Galatasaray, taraftarına kavuşmanın da verdiği havayla, müthiş istekli bir futbol ortaya koydu. Sürekli pas yapan, her topa basan, kontrolü elinden bırakmayan sarı-kırmızılılar aradığı golleri de bularak sahadan üç puanla ayrıldı. Rizespor’un sert oyununa karşılık böylesine önemli pozisyonlar bulmaları kendileri adına önemliydi. Bruma biraz paylaşımcı olsa, biraz arkadaşlarını besleyebilse çok daha iyi noktalara gelip, faydalı olacak.

Riekerink’in Bruma’yı bu konuda uyarması lazım. Umut Bulut’un iki yılda yapamadığını kısa sürede yapan bir Eren Derdiyok performansı izliyoruz. Galatasaray bu anlamda çok şanslı, Eren aşısı tuttu. Hem attığı gollerdeki estetik hem de yüksek toplardaki hâkimiyeti dikkat çekici.

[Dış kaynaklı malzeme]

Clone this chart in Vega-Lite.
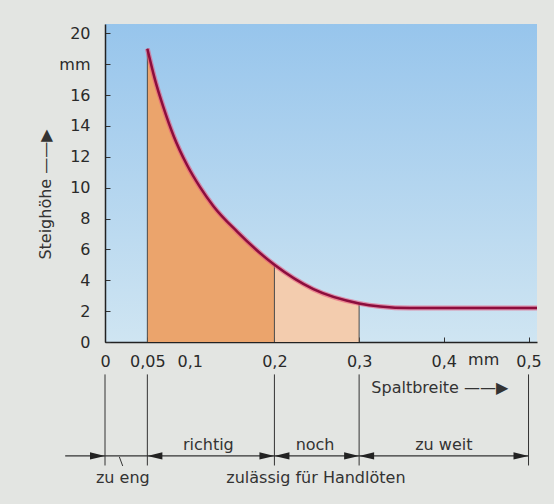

Eren Derdiyok’a sağdan soldan ortalar geldiğinde gol olma ihtimalinin ne kadar yüksek olduğunu kısa sürede gördük. Onu durdurmak gerçekten zor. Bu sene rakip savunmaların derdi çok. Özellikle Galatasaray’ın sol tarafı iyi çalıştı. Sağda Yasin ve Sabri bu ritme ayak uydurmuş olsa maç çok daha farklı bir sonuca gidebilirdi.

Sabri çok büyük hatalar yapmadı ancak üretkenlik açısından düşüktü. Eren gibi tam isabet bir diğer transfer de Tolga. Orta sahada basmadık yer bırakmadı, gösterişten uzak ama takıma inanılmaz faydalı işler yapmaya devam ediyor. Ç. Rizespor neredeyse rakip kalede bir tane bile net pozisyon bulamadı. Bu görüntüyle ciddi anlamda sıkıntı yaşayacaklar.

MAÇIN KÖTÜSÜ ÖZKALFA

Maçın bana göre en kötü ismi Hakem Tolga Özkalfa idi. Özkalfa, Çaykur Rizespor’dan Orhan Ovacıklı’nın, Bruma’yı indirdiği pozisyonda net sarı kartı veremedi. Verse rakip oyuncuyu atması gerekecekti. Galatasaray’ın
çok net iki penaltısını da es geçti. Birinde savunma oyuncusu Yasin’in ayağına basıyor, diğerinde ise Eren topsuz alanda çekilip düşürülüyor. Kısacası Tolga Özkalfa cephesinde değişen bir şey yok. Yusuf Namoğlu’na sesleniyorum, bu hakemden sezon içinden fazla bir şey beklemesin. Artık yeni isimlere yönelmekte fayda var.